On top of all this, undertaking such a “politically corrosive” rulemaking on dubious legal and policy grounds will swamp what should be an independent, expert agency with years of litigation and partisan division.20 That is not good for broadband deployment, that is not good for consumers, and that is not good for future of the Internet.
For all of these reasons, I respectfully dissent.
* * *
Nevertheless, if we are going to act like our own mini-legislature and plunge the Commission into this morass, we need to use a better process going forward. I agree with my colleague, Commissioner Rosenworcel, that we have rushed headlong into this rulemaking by holding this vote today21—and when there is any bipartisan agreement on net neutrality, that’s something to pay attention to. We have seen over the past month what happens when the American people feel excluded from the Commission’s deliberations. Indeed, on several recent issues, many say that the Commission has spent too much time speaking at the American people and not enough time listening to them.
Going forward, we need to give the American people a full and fair opportunity to participate in this process. And we must ensure that our decisions are based on a robust record.

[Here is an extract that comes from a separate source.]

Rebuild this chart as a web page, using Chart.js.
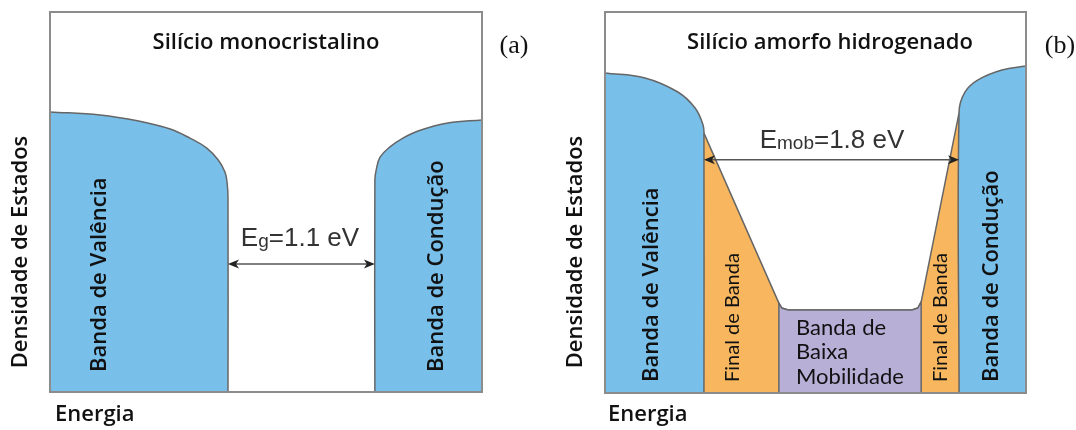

So what is the way forward? Here’s one suggestion. Just as we commissioned a series of economic studies in past media-ownership proceedings,22 we should ask ten distinguished economists from across the country to study the impact of our proposed regulations and alternative approaches on the Internet ecosystem. To ensure that we obtain a wide range of perspectives, let each Commissioner pick two authors. To ensure accuracy, each study should be peer reviewed. And to ensure public oversight, we should host a series of hearings where Commissioners could question the authors of the studies and the authors of those studies could discuss their differences. Surely the future of the Internet is no less important than media ownership.
But we should not limit ourselves to economic studies. We should also engage computer scientists, technologists, and other technical experts to tell us how they see the Internet’s infrastructure and consumers’ online experience evolving. Their studies too should be subject to peer review and public hearings.
Ultimately, any decisions we make on Internet regulation must be based on sound engineering and an accurate understanding of how networks actually function. They should be informed by the judicious and successful regulatory approach embraced by both Democrats and Republicans in recent years. And they should avoid embroiling everyone, from the FCC to industry to the average American consumer, in yet another years-long legal waiting game.
In short, getting the future of the Internet right is more important than getting this done right now. After all, the Internet was free and open before the FCC’s net-neutrality rules took effect in November 2011. And it is still free and open today even though those rules are no longer in force. Going forward, I hope that we will not rush headlong into enacting bad rules. We are not confronted with an immediate crisis that requires immediate action. And if we are going to usurp Congress’s role and make fundamental policy choices for the American people, we must do better than the process that led to today’s vote.